[Records with drawing code]
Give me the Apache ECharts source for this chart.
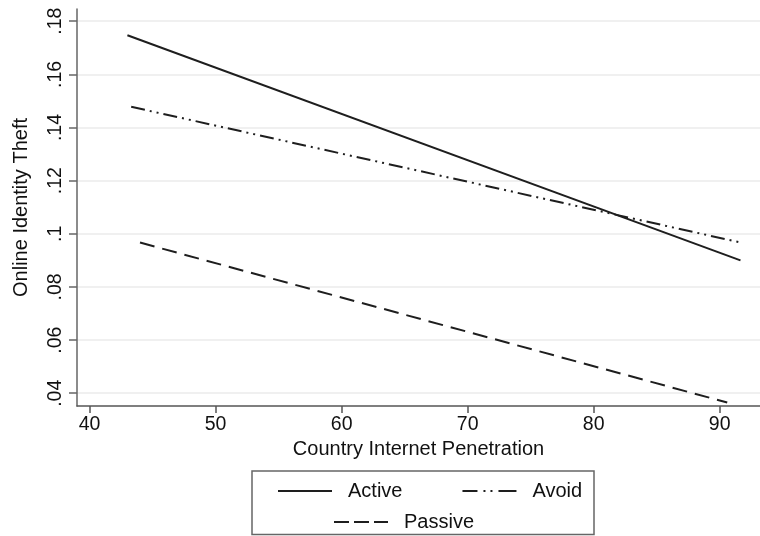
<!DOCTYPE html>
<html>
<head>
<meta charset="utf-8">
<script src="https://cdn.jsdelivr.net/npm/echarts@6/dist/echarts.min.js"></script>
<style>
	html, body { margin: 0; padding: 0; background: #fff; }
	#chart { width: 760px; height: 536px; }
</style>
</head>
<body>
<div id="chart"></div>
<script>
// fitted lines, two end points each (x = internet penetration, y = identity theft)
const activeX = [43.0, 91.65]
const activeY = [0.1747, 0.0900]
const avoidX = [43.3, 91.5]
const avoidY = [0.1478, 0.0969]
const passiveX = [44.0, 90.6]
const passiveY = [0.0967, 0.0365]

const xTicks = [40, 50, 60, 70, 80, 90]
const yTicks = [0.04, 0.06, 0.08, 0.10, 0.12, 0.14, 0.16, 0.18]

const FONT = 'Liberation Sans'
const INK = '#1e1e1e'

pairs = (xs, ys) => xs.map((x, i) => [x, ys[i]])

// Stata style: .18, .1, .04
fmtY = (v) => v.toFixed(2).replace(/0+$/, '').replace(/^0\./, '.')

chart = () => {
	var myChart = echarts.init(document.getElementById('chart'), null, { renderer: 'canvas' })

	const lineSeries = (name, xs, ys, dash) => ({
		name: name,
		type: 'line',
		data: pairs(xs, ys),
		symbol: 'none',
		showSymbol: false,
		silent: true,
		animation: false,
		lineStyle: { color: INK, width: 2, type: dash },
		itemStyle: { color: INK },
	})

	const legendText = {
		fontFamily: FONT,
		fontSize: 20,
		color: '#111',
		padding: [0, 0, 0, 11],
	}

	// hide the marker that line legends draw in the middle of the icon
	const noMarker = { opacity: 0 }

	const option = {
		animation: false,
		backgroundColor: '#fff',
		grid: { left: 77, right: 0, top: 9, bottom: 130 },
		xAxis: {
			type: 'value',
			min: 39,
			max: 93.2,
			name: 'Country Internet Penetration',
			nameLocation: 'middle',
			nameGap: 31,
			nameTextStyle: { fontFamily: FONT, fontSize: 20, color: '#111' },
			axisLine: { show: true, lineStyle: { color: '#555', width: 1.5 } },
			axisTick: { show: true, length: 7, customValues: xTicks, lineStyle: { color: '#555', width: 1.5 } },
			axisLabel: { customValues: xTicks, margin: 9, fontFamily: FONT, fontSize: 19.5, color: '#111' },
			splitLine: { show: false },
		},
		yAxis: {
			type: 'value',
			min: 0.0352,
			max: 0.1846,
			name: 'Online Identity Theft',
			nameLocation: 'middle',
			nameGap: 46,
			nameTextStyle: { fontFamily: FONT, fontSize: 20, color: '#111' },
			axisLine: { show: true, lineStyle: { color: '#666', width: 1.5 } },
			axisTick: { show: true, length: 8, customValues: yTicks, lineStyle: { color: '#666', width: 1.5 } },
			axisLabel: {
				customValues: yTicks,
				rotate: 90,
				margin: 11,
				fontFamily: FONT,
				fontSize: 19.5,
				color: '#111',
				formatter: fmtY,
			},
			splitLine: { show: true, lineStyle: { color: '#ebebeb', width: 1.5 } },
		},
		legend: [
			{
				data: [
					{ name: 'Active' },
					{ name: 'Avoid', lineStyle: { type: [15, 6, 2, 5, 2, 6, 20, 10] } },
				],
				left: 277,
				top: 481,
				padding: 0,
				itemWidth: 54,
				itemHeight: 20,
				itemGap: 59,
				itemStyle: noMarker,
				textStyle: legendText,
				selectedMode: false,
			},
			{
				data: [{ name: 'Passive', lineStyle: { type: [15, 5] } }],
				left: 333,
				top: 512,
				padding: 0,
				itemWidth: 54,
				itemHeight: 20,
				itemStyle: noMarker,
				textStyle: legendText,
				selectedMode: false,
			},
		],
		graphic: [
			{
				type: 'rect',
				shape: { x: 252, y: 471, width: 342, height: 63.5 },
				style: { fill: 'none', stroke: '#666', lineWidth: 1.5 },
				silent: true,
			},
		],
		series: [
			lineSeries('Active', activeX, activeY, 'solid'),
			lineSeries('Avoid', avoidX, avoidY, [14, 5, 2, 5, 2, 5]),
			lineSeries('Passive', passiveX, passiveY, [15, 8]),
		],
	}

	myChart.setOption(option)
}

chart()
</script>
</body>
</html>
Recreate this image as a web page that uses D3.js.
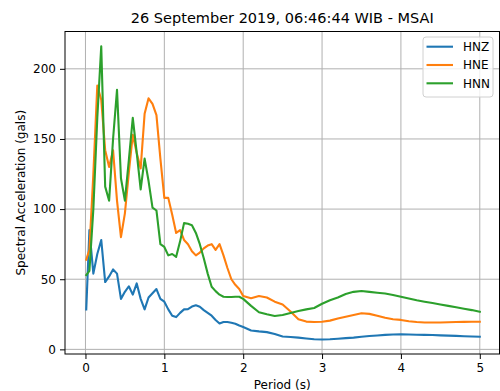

WRITTEN INSTRUCTION:
Write out the listing above exactly as it stands, pictures excluded.

SOLUTION FOR THIS TASK:
Give me the Apache ECharts source for this chart.
<!DOCTYPE html>
<html>
<head>
<meta charset="utf-8">
<script src="https://cdn.jsdelivr.net/npm/echarts@6/dist/echarts.min.js"></script>
<style>
	html, body { margin: 0; padding: 0; background: #fff; }
	#chart { width: 760px; height: 536px; }
</style>
</head>
<body>
<div id="chart"></div>
<script>
// fitted lines, two end points each (x = internet penetration, y = identity theft)
const activeX = [43.0, 91.65]
const activeY = [0.1747, 0.0900]
const avoidX = [43.3, 91.5]
const avoidY = [0.1478, 0.0969]
const passiveX = [44.0, 90.6]
const passiveY = [0.0967, 0.0365]

const xTicks = [40, 50, 60, 70, 80, 90]
const yTicks = [0.04, 0.06, 0.08, 0.10, 0.12, 0.14, 0.16, 0.18]

const FONT = 'Liberation Sans'
const INK = '#1e1e1e'

pairs = (xs, ys) => xs.map((x, i) => [x, ys[i]])

// Stata style: .18, .1, .04
fmtY = (v) => v.toFixed(2).replace(/0+$/, '').replace(/^0\./, '.')

chart = () => {
	var myChart = echarts.init(document.getElementById('chart'), null, { renderer: 'canvas' })

	const lineSeries = (name, xs, ys, dash) => ({
		name: name,
		type: 'line',
		data: pairs(xs, ys),
		symbol: 'none',
		showSymbol: false,
		silent: true,
		animation: false,
		lineStyle: { color: INK, width: 2, type: dash },
		itemStyle: { color: INK },
	})

	const legendText = {
		fontFamily: FONT,
		fontSize: 20,
		color: '#111',
		padding: [0, 0, 0, 11],
	}

	// hide the marker that line legends draw in the middle of the icon
	const noMarker = { opacity: 0 }

	const option = {
		animation: false,
		backgroundColor: '#fff',
		grid: { left: 77, right: 0, top: 9, bottom: 130 },
		xAxis: {
			type: 'value',
			min: 39,
			max: 93.2,
			name: 'Country Internet Penetration',
			nameLocation: 'middle',
			nameGap: 31,
			nameTextStyle: { fontFamily: FONT, fontSize: 20, color: '#111' },
			axisLine: { show: true, lineStyle: { color: '#555', width: 1.5 } },
			axisTick: { show: true, length: 7, customValues: xTicks, lineStyle: { color: '#555', width: 1.5 } },
			axisLabel: { customValues: xTicks, margin: 9, fontFamily: FONT, fontSize: 19.5, color: '#111' },
			splitLine: { show: false },
		},
		yAxis: {
			type: 'value',
			min: 0.0352,
			max: 0.1846,
			name: 'Online Identity Theft',
			nameLocation: 'middle',
			nameGap: 46,
			nameTextStyle: { fontFamily: FONT, fontSize: 20, color: '#111' },
			axisLine: { show: true, lineStyle: { color: '#666', width: 1.5 } },
			axisTick: { show: true, length: 8, customValues: yTicks, lineStyle: { color: '#666', width: 1.5 } },
			axisLabel: {
				customValues: yTicks,
				rotate: 90,
				margin: 11,
				fontFamily: FONT,
				fontSize: 19.5,
				color: '#111',
				formatter: fmtY,
			},
			splitLine: { show: true, lineStyle: { color: '#ebebeb', width: 1.5 } },
		},
		legend: [
			{
				data: [
					{ name: 'Active' },
					{ name: 'Avoid', lineStyle: { type: [15, 6, 2, 5, 2, 6, 20, 10] } },
				],
				left: 277,
				top: 481,
				padding: 0,
				itemWidth: 54,
				itemHeight: 20,
				itemGap: 59,
				itemStyle: noMarker,
				textStyle: legendText,
				selectedMode: false,
			},
			{
				data: [{ name: 'Passive', lineStyle: { type: [15, 5] } }],
				left: 333,
				top: 512,
				padding: 0,
				itemWidth: 54,
				itemHeight: 20,
				itemStyle: noMarker,
				textStyle: legendText,
				selectedMode: false,
			},
		],
		graphic: [
			{
				type: 'rect',
				shape: { x: 252, y: 471, width: 342, height: 63.5 },
				style: { fill: 'none', stroke: '#666', lineWidth: 1.5 },
				silent: true,
			},
		],
		series: [
			lineSeries('Active', activeX, activeY, 'solid'),
			lineSeries('Avoid', avoidX, avoidY, [14, 5, 2, 5, 2, 5]),
			lineSeries('Passive', passiveX, passiveY, [15, 8]),
		],
	}

	myChart.setOption(option)
}

chart()
</script>
</body>
</html>
Recreate this image as a web page that uses D3.js.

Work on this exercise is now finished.